DATA BLOCK:
--------------------------------

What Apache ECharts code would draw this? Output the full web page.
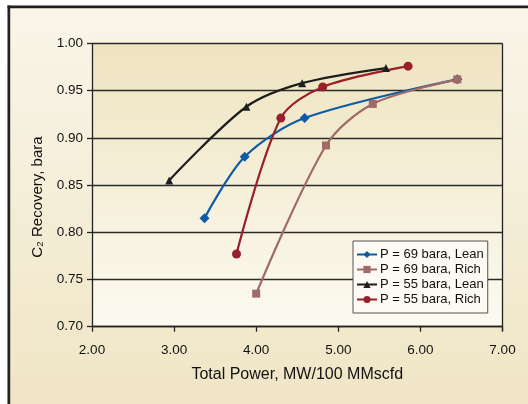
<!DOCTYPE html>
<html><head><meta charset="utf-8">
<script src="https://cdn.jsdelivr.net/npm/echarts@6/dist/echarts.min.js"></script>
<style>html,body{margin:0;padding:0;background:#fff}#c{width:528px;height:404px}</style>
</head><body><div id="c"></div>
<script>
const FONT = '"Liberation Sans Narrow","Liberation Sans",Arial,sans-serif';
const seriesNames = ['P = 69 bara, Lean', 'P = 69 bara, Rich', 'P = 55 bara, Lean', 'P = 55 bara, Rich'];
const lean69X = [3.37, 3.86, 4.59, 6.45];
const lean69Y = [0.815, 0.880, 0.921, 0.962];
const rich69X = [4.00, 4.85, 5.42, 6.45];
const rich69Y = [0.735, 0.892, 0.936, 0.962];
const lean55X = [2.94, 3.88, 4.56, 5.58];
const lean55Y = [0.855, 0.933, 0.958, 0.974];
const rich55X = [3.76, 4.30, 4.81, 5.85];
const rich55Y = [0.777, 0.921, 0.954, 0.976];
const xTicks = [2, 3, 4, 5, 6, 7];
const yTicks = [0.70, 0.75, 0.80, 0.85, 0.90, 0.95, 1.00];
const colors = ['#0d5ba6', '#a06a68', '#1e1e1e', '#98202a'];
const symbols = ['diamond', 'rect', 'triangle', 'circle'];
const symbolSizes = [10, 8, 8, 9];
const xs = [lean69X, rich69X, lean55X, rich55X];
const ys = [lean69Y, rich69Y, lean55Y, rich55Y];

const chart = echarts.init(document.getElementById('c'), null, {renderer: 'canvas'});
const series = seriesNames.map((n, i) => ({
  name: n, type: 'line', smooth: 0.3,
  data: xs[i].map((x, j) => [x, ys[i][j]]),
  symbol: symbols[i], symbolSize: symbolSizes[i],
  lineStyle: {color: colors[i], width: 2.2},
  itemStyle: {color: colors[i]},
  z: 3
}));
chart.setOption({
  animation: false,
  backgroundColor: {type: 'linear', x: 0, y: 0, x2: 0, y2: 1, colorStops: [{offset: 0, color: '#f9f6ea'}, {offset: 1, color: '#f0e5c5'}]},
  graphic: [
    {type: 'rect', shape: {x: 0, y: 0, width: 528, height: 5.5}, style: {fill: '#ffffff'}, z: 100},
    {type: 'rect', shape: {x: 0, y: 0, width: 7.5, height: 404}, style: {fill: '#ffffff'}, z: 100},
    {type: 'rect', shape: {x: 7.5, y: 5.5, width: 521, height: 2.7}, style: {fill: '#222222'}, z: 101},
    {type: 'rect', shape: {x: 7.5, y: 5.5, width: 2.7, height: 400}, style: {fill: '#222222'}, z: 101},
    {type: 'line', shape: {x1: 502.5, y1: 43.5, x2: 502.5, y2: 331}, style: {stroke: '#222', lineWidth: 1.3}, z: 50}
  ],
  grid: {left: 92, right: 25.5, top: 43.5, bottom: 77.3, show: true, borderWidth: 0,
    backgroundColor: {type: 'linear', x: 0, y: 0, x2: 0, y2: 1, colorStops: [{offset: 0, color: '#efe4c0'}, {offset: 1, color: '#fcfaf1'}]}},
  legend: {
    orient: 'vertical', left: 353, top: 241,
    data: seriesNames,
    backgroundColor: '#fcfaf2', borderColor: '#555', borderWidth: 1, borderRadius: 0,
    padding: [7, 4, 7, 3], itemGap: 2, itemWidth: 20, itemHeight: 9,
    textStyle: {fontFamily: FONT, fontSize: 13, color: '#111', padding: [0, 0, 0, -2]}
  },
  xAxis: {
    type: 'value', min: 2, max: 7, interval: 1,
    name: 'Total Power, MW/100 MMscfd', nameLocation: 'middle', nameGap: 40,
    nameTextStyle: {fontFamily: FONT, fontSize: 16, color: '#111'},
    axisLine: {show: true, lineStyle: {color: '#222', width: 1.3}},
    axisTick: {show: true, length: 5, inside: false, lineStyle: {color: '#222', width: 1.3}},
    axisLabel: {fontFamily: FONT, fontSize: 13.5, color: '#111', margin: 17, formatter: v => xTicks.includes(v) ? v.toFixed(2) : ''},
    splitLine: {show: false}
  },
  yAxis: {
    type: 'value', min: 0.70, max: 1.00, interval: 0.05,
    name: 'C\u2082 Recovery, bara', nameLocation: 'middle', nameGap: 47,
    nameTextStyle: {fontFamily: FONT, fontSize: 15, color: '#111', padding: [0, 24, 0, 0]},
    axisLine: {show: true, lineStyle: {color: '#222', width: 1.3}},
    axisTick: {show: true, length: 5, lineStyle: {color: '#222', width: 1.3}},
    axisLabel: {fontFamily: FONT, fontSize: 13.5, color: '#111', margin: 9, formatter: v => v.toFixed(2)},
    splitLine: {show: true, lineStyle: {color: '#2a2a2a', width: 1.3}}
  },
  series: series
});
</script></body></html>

--------------------------------

EXERCISE:
Leave the pictures out and output the rest of the listing exactly.

WORKED ANSWER:
What Apache ECharts code would draw this? Output the full web page.
<!DOCTYPE html>
<html><head><meta charset="utf-8">
<script src="https://cdn.jsdelivr.net/npm/echarts@6/dist/echarts.min.js"></script>
<style>html,body{margin:0;padding:0;background:#fff}#c{width:528px;height:404px}</style>
</head><body><div id="c"></div>
<script>
const FONT = '"Liberation Sans Narrow","Liberation Sans",Arial,sans-serif';
const seriesNames = ['P = 69 bara, Lean', 'P = 69 bara, Rich', 'P = 55 bara, Lean', 'P = 55 bara, Rich'];
const lean69X = [3.37, 3.86, 4.59, 6.45];
const lean69Y = [0.815, 0.880, 0.921, 0.962];
const rich69X = [4.00, 4.85, 5.42, 6.45];
const rich69Y = [0.735, 0.892, 0.936, 0.962];
const lean55X = [2.94, 3.88, 4.56, 5.58];
const lean55Y = [0.855, 0.933, 0.958, 0.974];
const rich55X = [3.76, 4.30, 4.81, 5.85];
const rich55Y = [0.777, 0.921, 0.954, 0.976];
const xTicks = [2, 3, 4, 5, 6, 7];
const yTicks = [0.70, 0.75, 0.80, 0.85, 0.90, 0.95, 1.00];
const colors = ['#0d5ba6', '#a06a68', '#1e1e1e', '#98202a'];
const symbols = ['diamond', 'rect', 'triangle', 'circle'];
const symbolSizes = [10, 8, 8, 9];
const xs = [lean69X, rich69X, lean55X, rich55X];
const ys = [lean69Y, rich69Y, lean55Y, rich55Y];

const chart = echarts.init(document.getElementById('c'), null, {renderer: 'canvas'});
const series = seriesNames.map((n, i) => ({
  name: n, type: 'line', smooth: 0.3,
  data: xs[i].map((x, j) => [x, ys[i][j]]),
  symbol: symbols[i], symbolSize: symbolSizes[i],
  lineStyle: {color: colors[i], width: 2.2},
  itemStyle: {color: colors[i]},
  z: 3
}));
chart.setOption({
  animation: false,
  backgroundColor: {type: 'linear', x: 0, y: 0, x2: 0, y2: 1, colorStops: [{offset: 0, color: '#f9f6ea'}, {offset: 1, color: '#f0e5c5'}]},
  graphic: [
    {type: 'rect', shape: {x: 0, y: 0, width: 528, height: 5.5}, style: {fill: '#ffffff'}, z: 100},
    {type: 'rect', shape: {x: 0, y: 0, width: 7.5, height: 404}, style: {fill: '#ffffff'}, z: 100},
    {type: 'rect', shape: {x: 7.5, y: 5.5, width: 521, height: 2.7}, style: {fill: '#222222'}, z: 101},
    {type: 'rect', shape: {x: 7.5, y: 5.5, width: 2.7, height: 400}, style: {fill: '#222222'}, z: 101},
    {type: 'line', shape: {x1: 502.5, y1: 43.5, x2: 502.5, y2: 331}, style: {stroke: '#222', lineWidth: 1.3}, z: 50}
  ],
  grid: {left: 92, right: 25.5, top: 43.5, bottom: 77.3, show: true, borderWidth: 0,
    backgroundColor: {type: 'linear', x: 0, y: 0, x2: 0, y2: 1, colorStops: [{offset: 0, color: '#efe4c0'}, {offset: 1, color: '#fcfaf1'}]}},
  legend: {
    orient: 'vertical', left: 353, top: 241,
    data: seriesNames,
    backgroundColor: '#fcfaf2', borderColor: '#555', borderWidth: 1, borderRadius: 0,
    padding: [7, 4, 7, 3], itemGap: 2, itemWidth: 20, itemHeight: 9,
    textStyle: {fontFamily: FONT, fontSize: 13, color: '#111', padding: [0, 0, 0, -2]}
  },
  xAxis: {
    type: 'value', min: 2, max: 7, interval: 1,
    name: 'Total Power, MW/100 MMscfd', nameLocation: 'middle', nameGap: 40,
    nameTextStyle: {fontFamily: FONT, fontSize: 16, color: '#111'},
    axisLine: {show: true, lineStyle: {color: '#222', width: 1.3}},
    axisTick: {show: true, length: 5, inside: false, lineStyle: {color: '#222', width: 1.3}},
    axisLabel: {fontFamily: FONT, fontSize: 13.5, color: '#111', margin: 17, formatter: v => xTicks.includes(v) ? v.toFixed(2) : ''},
    splitLine: {show: false}
  },
  yAxis: {
    type: 'value', min: 0.70, max: 1.00, interval: 0.05,
    name: 'C\u2082 Recovery, bara', nameLocation: 'middle', nameGap: 47,
    nameTextStyle: {fontFamily: FONT, fontSize: 15, color: '#111', padding: [0, 24, 0, 0]},
    axisLine: {show: true, lineStyle: {color: '#222', width: 1.3}},
    axisTick: {show: true, length: 5, lineStyle: {color: '#222', width: 1.3}},
    axisLabel: {fontFamily: FONT, fontSize: 13.5, color: '#111', margin: 9, formatter: v => v.toFixed(2)},
    splitLine: {show: true, lineStyle: {color: '#2a2a2a', width: 1.3}}
  },
  series: series
});
</script></body></html>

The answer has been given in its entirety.